DATASET EXCERPT:
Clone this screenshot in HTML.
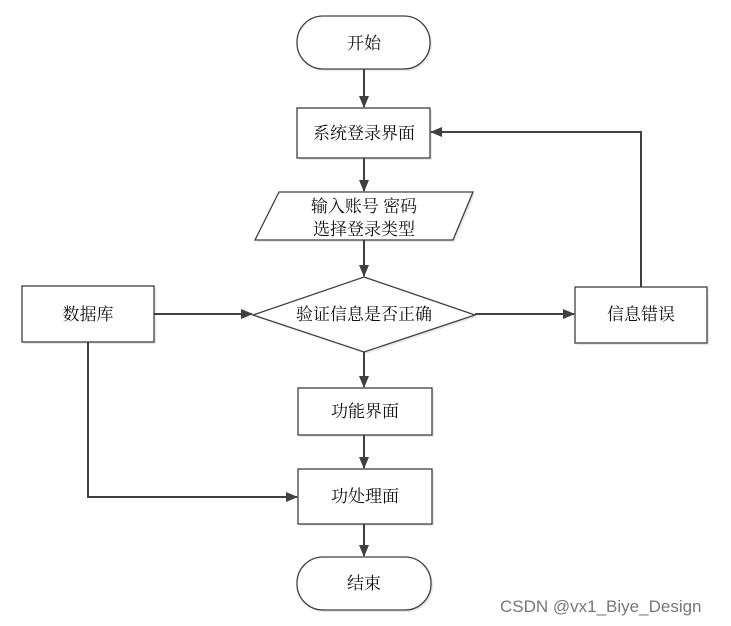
<!DOCTYPE html>
<html><head><meta charset="utf-8"><style>
html,body{margin:0;padding:0;background:#fff;}
svg{display:block;}
text{font-family:"Liberation Serif","Noto Serif CJK SC",serif;font-size:17px;fill:#111;}
</style></head><body>
<svg width="731" height="626" viewBox="0 0 731 626" xmlns="http://www.w3.org/2000/svg">
<defs>
<marker id="a" markerWidth="12" markerHeight="10" refX="11" refY="5" orient="auto" markerUnits="userSpaceOnUse">
<path d="M0,0 L12,5 L0,10 z" fill="#404040"/></marker>
</defs>
<g fill="#e8e8e8" stroke="none">
<rect x="299" y="18" width="133" height="53" rx="26"/>
<rect x="299" y="110" width="133" height="50"/>
<polygon points="281,194 475,194 455,242 257,242"/>
<polygon points="366,279 477,317 366,354 255,317"/>
<rect x="24" y="288" width="132" height="56"/>
<rect x="577" y="289" width="132" height="56"/>
<rect x="300" y="390" width="134" height="47"/>
<rect x="300" y="471" width="134" height="55"/>
<rect x="299" y="559" width="134" height="53" rx="26"/>
</g>
<g fill="#fff" stroke="#404040" stroke-width="1.3">
<rect x="297" y="16" width="133" height="53" rx="26"/>
<rect x="297" y="108" width="133" height="50"/>
<polygon points="279,192 473,192 453,240 255,240"/>
<polygon points="364,277 475,315 364,352 253,315"/>
<rect x="22" y="286" width="132" height="56"/>
<rect x="575" y="287" width="132" height="56"/>
<rect x="298" y="388" width="134" height="47"/>
<rect x="298" y="469" width="134" height="55"/>
<rect x="297" y="557" width="134" height="53" rx="26"/>
</g>
<g stroke="#404040" stroke-width="2" fill="none" marker-end="url(#a)">
<line x1="364" y1="69" x2="364" y2="107"/>
<line x1="364" y1="158" x2="364" y2="191"/>
<line x1="364" y1="240" x2="364" y2="276"/>
<line x1="154" y1="314" x2="252" y2="314"/>
<line x1="475" y1="314" x2="574" y2="314"/>
<polyline points="641,287 641,132 431,132"/>
<line x1="364" y1="352" x2="364" y2="387"/>
<line x1="364" y1="435" x2="364" y2="468"/>
<polyline points="88,342 88,497 297,497"/>
<line x1="364" y1="524" x2="364" y2="556"/>
</g>
<g text-anchor="middle">
<text x="364" y="49">开始</text>
<text x="364" y="139">系统登录界面</text>
<text x="364" y="212">输入账号 密码</text>
<text x="364" y="235">选择登录类型</text>
<text x="364" y="320">验证信息是否正确</text>
<text x="88" y="320">数据库</text>
<text x="641" y="320">信息错误</text>
<text x="365" y="417">功能界面</text>
<text x="365" y="502">功处理面</text>
<text x="364" y="589">结束</text>
</g>
<text x="500" y="612" style="font-family:'Liberation Sans',sans-serif;font-size:17px;fill:#777;">CSDN @vx1_Biye_Design</text>
</svg>
</body></html>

TASK STATEMENT:
Pictures in the data above should not be copied; transcribe everything else exactly.

TASK RESULT:
Clone this screenshot in HTML.
<!DOCTYPE html>
<html><head><meta charset="utf-8"><style>
html,body{margin:0;padding:0;background:#fff;}
svg{display:block;}
text{font-family:"Liberation Serif","Noto Serif CJK SC",serif;font-size:17px;fill:#111;}
</style></head><body>
<svg width="731" height="626" viewBox="0 0 731 626" xmlns="http://www.w3.org/2000/svg">
<defs>
<marker id="a" markerWidth="12" markerHeight="10" refX="11" refY="5" orient="auto" markerUnits="userSpaceOnUse">
<path d="M0,0 L12,5 L0,10 z" fill="#404040"/></marker>
</defs>
<g fill="#e8e8e8" stroke="none">
<rect x="299" y="18" width="133" height="53" rx="26"/>
<rect x="299" y="110" width="133" height="50"/>
<polygon points="281,194 475,194 455,242 257,242"/>
<polygon points="366,279 477,317 366,354 255,317"/>
<rect x="24" y="288" width="132" height="56"/>
<rect x="577" y="289" width="132" height="56"/>
<rect x="300" y="390" width="134" height="47"/>
<rect x="300" y="471" width="134" height="55"/>
<rect x="299" y="559" width="134" height="53" rx="26"/>
</g>
<g fill="#fff" stroke="#404040" stroke-width="1.3">
<rect x="297" y="16" width="133" height="53" rx="26"/>
<rect x="297" y="108" width="133" height="50"/>
<polygon points="279,192 473,192 453,240 255,240"/>
<polygon points="364,277 475,315 364,352 253,315"/>
<rect x="22" y="286" width="132" height="56"/>
<rect x="575" y="287" width="132" height="56"/>
<rect x="298" y="388" width="134" height="47"/>
<rect x="298" y="469" width="134" height="55"/>
<rect x="297" y="557" width="134" height="53" rx="26"/>
</g>
<g stroke="#404040" stroke-width="2" fill="none" marker-end="url(#a)">
<line x1="364" y1="69" x2="364" y2="107"/>
<line x1="364" y1="158" x2="364" y2="191"/>
<line x1="364" y1="240" x2="364" y2="276"/>
<line x1="154" y1="314" x2="252" y2="314"/>
<line x1="475" y1="314" x2="574" y2="314"/>
<polyline points="641,287 641,132 431,132"/>
<line x1="364" y1="352" x2="364" y2="387"/>
<line x1="364" y1="435" x2="364" y2="468"/>
<polyline points="88,342 88,497 297,497"/>
<line x1="364" y1="524" x2="364" y2="556"/>
</g>
<g text-anchor="middle">
<text x="364" y="49">开始</text>
<text x="364" y="139">系统登录界面</text>
<text x="364" y="212">输入账号 密码</text>
<text x="364" y="235">选择登录类型</text>
<text x="364" y="320">验证信息是否正确</text>
<text x="88" y="320">数据库</text>
<text x="641" y="320">信息错误</text>
<text x="365" y="417">功能界面</text>
<text x="365" y="502">功处理面</text>
<text x="364" y="589">结束</text>
</g>
<text x="500" y="612" style="font-family:'Liberation Sans',sans-serif;font-size:17px;fill:#777;">CSDN @vx1_Biye_Design</text>
</svg>
</body></html>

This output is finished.